* BEGIN SOURCE MATERIAL *
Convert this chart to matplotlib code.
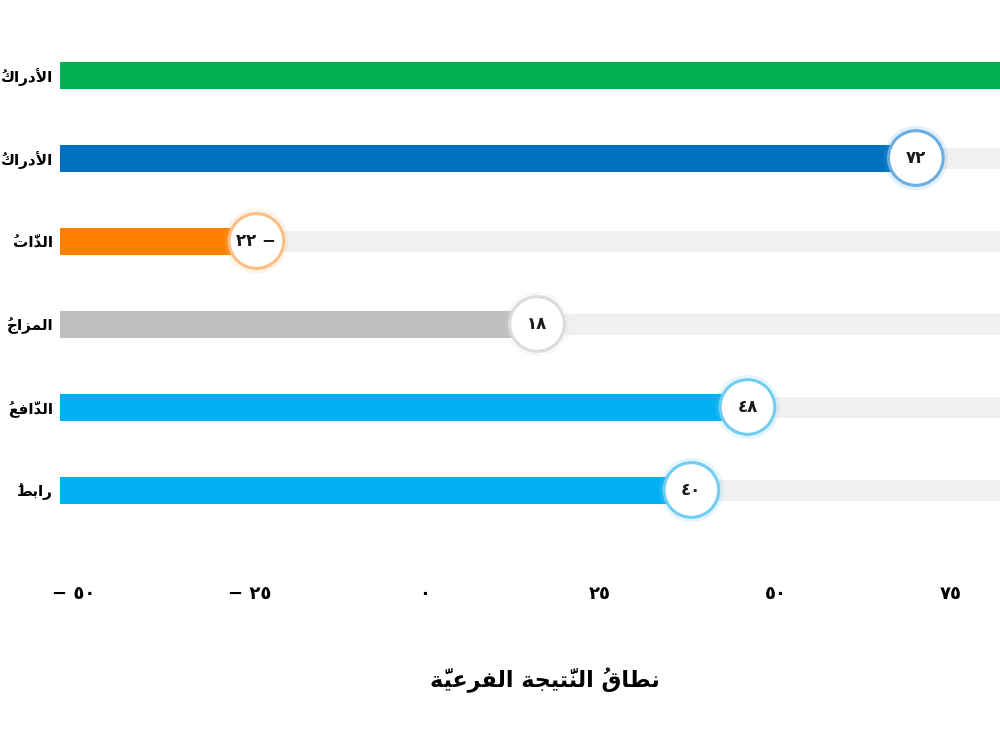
import matplotlib
matplotlib.use('Agg')
import matplotlib.pyplot as plt
import matplotlib.transforms as mtransforms

plt.rcParams['font.family'] = ['DejaVu Sans']

# data (top row first) - only the part of each label that shows in the picture
categories = ['الأدراكُ', 'الأدراكُ', 'الذَّاتُ', 'المزاجُ', 'الدَّافعُ', 'رابطُ']
scores = [100, 72, -22, 18, 48, 40]
bar_colors = ['#00b050', '#0070c0', '#ff8000', '#bfbfbf', '#00b0f0', '#00b0f0']
ring_colors = ['#7fd39f', '#6aaee4', '#fbbf85', '#dcdcdc', '#73cdf3', '#73cdf3']
xticks = [-50, -25, 0, 25, 50, 75]
x_title = 'نطاقُ النَّتيجة الفرعيَّة'
range_min, range_max = -50, 100
view_max = 84

# --- minimal arabic shaping (matplotlib has no bidi / joining) ---
LETTERS = {0x0621: (0xFE80, 1), 0x0622: (0xFE81, 2), 0x0623: (0xFE83, 2), 0x0624: (0xFE85, 2),
           0x0625: (0xFE87, 2), 0x0626: (0xFE89, 4), 0x0627: (0xFE8D, 2), 0x0628: (0xFE8F, 4),
           0x0629: (0xFE93, 2), 0x062A: (0xFE95, 4), 0x062B: (0xFE99, 4), 0x062C: (0xFE9D, 4),
           0x062D: (0xFEA1, 4), 0x062E: (0xFEA5, 4), 0x062F: (0xFEA9, 2), 0x0630: (0xFEAB, 2),
           0x0631: (0xFEAD, 2), 0x0632: (0xFEAF, 2), 0x0633: (0xFEB1, 4), 0x0634: (0xFEB5, 4),
           0x0635: (0xFEB9, 4), 0x0636: (0xFEBD, 4), 0x0637: (0xFEC1, 4), 0x0638: (0xFEC5, 4),
           0x0639: (0xFEC9, 4), 0x063A: (0xFECD, 4), 0x0641: (0xFED1, 4), 0x0642: (0xFED5, 4),
           0x0643: (0xFED9, 4), 0x0644: (0xFEDD, 4), 0x0645: (0xFEE1, 4), 0x0646: (0xFEE5, 4),
           0x0647: (0xFEE9, 4), 0x0648: (0xFEED, 2), 0x0649: (0xFEEF, 2), 0x064A: (0xFEF1, 4)}
LAMALEF = {0x0622: 0xFEF5, 0x0623: 0xFEF7, 0x0625: 0xFEF9, 0x0627: 0xFEFB}


def is_mark(c):
    return 0x064B <= ord(c) <= 0x065F or ord(c) == 0x0670


def nforms(b):
    if isinstance(b, int):
        return 2
    return LETTERS.get(ord(b), (0, 0))[1]


def shape(text):
    clusters = []
    for ch in text:
        if is_mark(ch) and clusters:
            clusters[-1][1].append(ch)
        else:
            clusters.append([ch, []])
    merged = []
    i = 0
    while i < len(clusters):
        b, m = clusters[i]
        if b == 'ل' and i + 1 < len(clusters) and ord(clusters[i + 1][0]) in LAMALEF:
            merged.append([LAMALEF[ord(clusters[i + 1][0])], m + clusters[i + 1][1]])
            i += 2
        else:
            merged.append([b, m])
            i += 1
    out = []
    for i, (b, m) in enumerate(merged):
        n = nforms(b)
        prev_n = nforms(merged[i - 1][0]) if i > 0 else 0
        next_n = nforms(merged[i + 1][0]) if i + 1 < len(merged) else 0
        jp = prev_n == 4 and n > 0
        jn = n == 4 and next_n > 0
        if isinstance(b, int):
            g = chr(b + (1 if jp else 0))
        elif n == 0:
            g = b
        else:
            base = LETTERS[ord(b)][0]
            if jp and jn:
                k = 3
            elif jp:
                k = 1
            elif jn:
                k = 2
            else:
                k = 0
            g = chr(base + min(k, n - 1))
        # zero-width marks go first so they sit over their own letter
        out.append(''.join(m) + g)
    return ''.join(reversed(out))


def ar_num(v):
    return str(abs(v)).translate(str.maketrans('0123456789', '٠١٢٣٤٥٦٧٨٩'))


fig = plt.figure(figsize=(10, 7.5), dpi=100)
ax = fig.add_axes([0.06, 0.24, 0.94, 550 / 750])

rows = list(range(len(categories)))

# grey tracks
ax.barh(rows, [range_max - range_min] * len(rows), left=range_min, height=0.21,
        color='#f0f0f0', edgecolor='#f0f0f0', linewidth=2.2, joinstyle='round', zorder=1)
# score bars
ax.barh(rows, [s - range_min for s in scores], left=range_min, height=0.28,
        color=bar_colors, edgecolor=bar_colors, linewidth=2.2, joinstyle='round', zorder=2)

# value bubbles
ax.scatter(scores, rows, s=2150, color=ring_colors, alpha=0.18, linewidths=0, zorder=3)
ax.scatter(scores, rows, s=1550, facecolor='white', edgecolor=ring_colors, linewidths=2.2, zorder=4)
for s, r in zip(scores, rows):
    if s > view_max:
        continue  # bubble lies outside the visible range
    lbl = ar_num(s) + (' \u2212' if s < 0 else '')
    ax.text(s, r, lbl, ha='center', va='center', fontsize=12, fontweight='bold',
            color='#1a1a1a', zorder=5)

ax.set_xlim(range_min, view_max)
ax.set_ylim(5.964, -0.663)

ax.set_yticks(rows, labels=[shape(c) for c in categories])
ax.tick_params(axis='y', length=0, pad=5, labelsize=11)
for t in ax.get_yticklabels():
    t.set_fontweight('bold')

ax.set_xticks(xticks, labels=[('\u2212 ' if v < 0 else '') + ar_num(v) for v in xticks])
ax.tick_params(axis='x', length=0, pad=11, labelsize=13)
shift = mtransforms.ScaledTranslation(14 / 100, 0, fig.dpi_scale_trans)
for t in ax.get_xticklabels():
    t.set_fontweight('bold')
    t.set_transform(t.get_transform() + shift)

for sp in ax.spines.values():
    sp.set_visible(False)

fig.text(0.545, 1 - 680 / 750, shape(x_title), ha='center', va='center',
         fontsize=16, fontweight='bold')

fig.savefig('out.png', dpi=100)
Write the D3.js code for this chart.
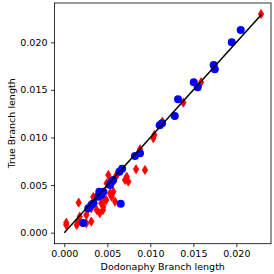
* END SOURCE MATERIAL *
DIRECTIVE ::
Copy nothing but the lines from the top of the material through the line holding "view_max = 84", exactly as written; omit pictures.

RESPONSE TO THE EXERCISE ::
Convert this chart to matplotlib code.
import matplotlib
matplotlib.use('Agg')
import matplotlib.pyplot as plt
import matplotlib.transforms as mtransforms

plt.rcParams['font.family'] = ['DejaVu Sans']

# data (top row first) - only the part of each label that shows in the picture
categories = ['الأدراكُ', 'الأدراكُ', 'الذَّاتُ', 'المزاجُ', 'الدَّافعُ', 'رابطُ']
scores = [100, 72, -22, 18, 48, 40]
bar_colors = ['#00b050', '#0070c0', '#ff8000', '#bfbfbf', '#00b0f0', '#00b0f0']
ring_colors = ['#7fd39f', '#6aaee4', '#fbbf85', '#dcdcdc', '#73cdf3', '#73cdf3']
xticks = [-50, -25, 0, 25, 50, 75]
x_title = 'نطاقُ النَّتيجة الفرعيَّة'
range_min, range_max = -50, 100
view_max = 84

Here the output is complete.